→ Problem to work on
Leave out the pictures, then reproduce the rest of the material exactly.

::::

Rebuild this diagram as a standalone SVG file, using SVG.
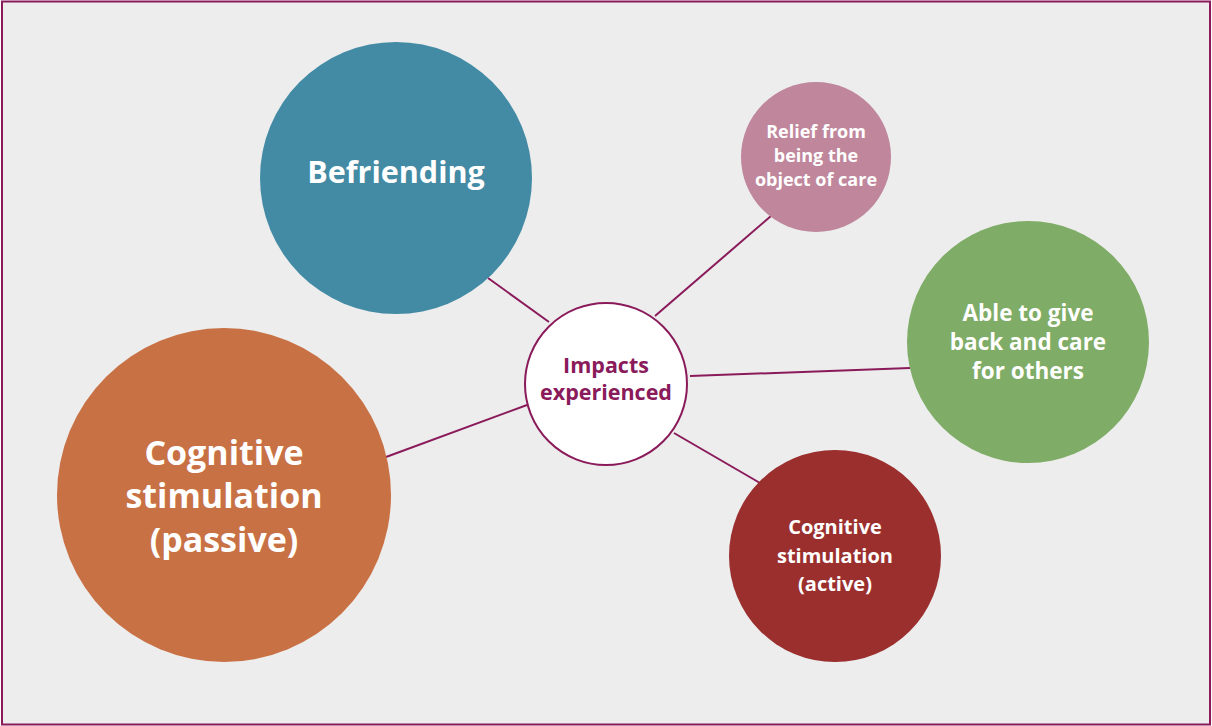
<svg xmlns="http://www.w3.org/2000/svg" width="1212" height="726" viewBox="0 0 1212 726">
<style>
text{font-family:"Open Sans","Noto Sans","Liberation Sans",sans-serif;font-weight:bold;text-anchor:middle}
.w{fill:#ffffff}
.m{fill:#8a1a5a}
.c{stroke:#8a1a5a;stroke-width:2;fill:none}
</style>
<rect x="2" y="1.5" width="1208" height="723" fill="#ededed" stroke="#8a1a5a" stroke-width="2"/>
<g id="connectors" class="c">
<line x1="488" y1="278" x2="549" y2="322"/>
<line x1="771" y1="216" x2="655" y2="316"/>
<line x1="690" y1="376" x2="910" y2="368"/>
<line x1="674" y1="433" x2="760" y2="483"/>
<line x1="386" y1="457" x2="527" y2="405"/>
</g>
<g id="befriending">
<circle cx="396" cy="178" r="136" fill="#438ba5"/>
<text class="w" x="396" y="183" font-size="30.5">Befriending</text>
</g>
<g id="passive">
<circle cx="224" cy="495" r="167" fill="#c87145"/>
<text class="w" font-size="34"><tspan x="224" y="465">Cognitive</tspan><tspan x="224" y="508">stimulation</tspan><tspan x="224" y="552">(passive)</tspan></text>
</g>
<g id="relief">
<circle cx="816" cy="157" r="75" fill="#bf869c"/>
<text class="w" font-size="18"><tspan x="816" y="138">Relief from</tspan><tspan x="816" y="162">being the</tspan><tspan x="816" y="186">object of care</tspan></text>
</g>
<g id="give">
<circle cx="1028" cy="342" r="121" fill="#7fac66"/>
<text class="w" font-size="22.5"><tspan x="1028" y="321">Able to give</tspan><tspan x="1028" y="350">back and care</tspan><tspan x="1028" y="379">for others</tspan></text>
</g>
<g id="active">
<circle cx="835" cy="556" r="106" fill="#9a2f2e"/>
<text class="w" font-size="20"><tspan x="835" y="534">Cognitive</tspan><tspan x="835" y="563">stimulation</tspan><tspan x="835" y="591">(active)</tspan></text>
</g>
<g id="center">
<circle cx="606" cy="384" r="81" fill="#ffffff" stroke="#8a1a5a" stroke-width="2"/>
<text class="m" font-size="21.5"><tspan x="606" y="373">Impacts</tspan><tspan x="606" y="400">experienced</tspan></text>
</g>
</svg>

::::

→ Answer to this task
Rebuild this diagram as a standalone SVG file, using SVG.
<svg xmlns="http://www.w3.org/2000/svg" width="1212" height="726" viewBox="0 0 1212 726">
<style>
text{font-family:"Open Sans","Noto Sans","Liberation Sans",sans-serif;font-weight:bold;text-anchor:middle}
.w{fill:#ffffff}
.m{fill:#8a1a5a}
.c{stroke:#8a1a5a;stroke-width:2;fill:none}
</style>
<rect x="2" y="1.5" width="1208" height="723" fill="#ededed" stroke="#8a1a5a" stroke-width="2"/>
<g id="connectors" class="c">
<line x1="488" y1="278" x2="549" y2="322"/>
<line x1="771" y1="216" x2="655" y2="316"/>
<line x1="690" y1="376" x2="910" y2="368"/>
<line x1="674" y1="433" x2="760" y2="483"/>
<line x1="386" y1="457" x2="527" y2="405"/>
</g>
<g id="befriending">
<circle cx="396" cy="178" r="136" fill="#438ba5"/>
<text class="w" x="396" y="183" font-size="30.5">Befriending</text>
</g>
<g id="passive">
<circle cx="224" cy="495" r="167" fill="#c87145"/>
<text class="w" font-size="34"><tspan x="224" y="465">Cognitive</tspan><tspan x="224" y="508">stimulation</tspan><tspan x="224" y="552">(passive)</tspan></text>
</g>
<g id="relief">
<circle cx="816" cy="157" r="75" fill="#bf869c"/>
<text class="w" font-size="18"><tspan x="816" y="138">Relief from</tspan><tspan x="816" y="162">being the</tspan><tspan x="816" y="186">object of care</tspan></text>
</g>
<g id="give">
<circle cx="1028" cy="342" r="121" fill="#7fac66"/>
<text class="w" font-size="22.5"><tspan x="1028" y="321">Able to give</tspan><tspan x="1028" y="350">back and care</tspan><tspan x="1028" y="379">for others</tspan></text>
</g>
<g id="active">
<circle cx="835" cy="556" r="106" fill="#9a2f2e"/>
<text class="w" font-size="20"><tspan x="835" y="534">Cognitive</tspan><tspan x="835" y="563">stimulation</tspan><tspan x="835" y="591">(active)</tspan></text>
</g>
<g id="center">
<circle cx="606" cy="384" r="81" fill="#ffffff" stroke="#8a1a5a" stroke-width="2"/>
<text class="m" font-size="21.5"><tspan x="606" y="373">Impacts</tspan><tspan x="606" y="400">experienced</tspan></text>
</g>
</svg>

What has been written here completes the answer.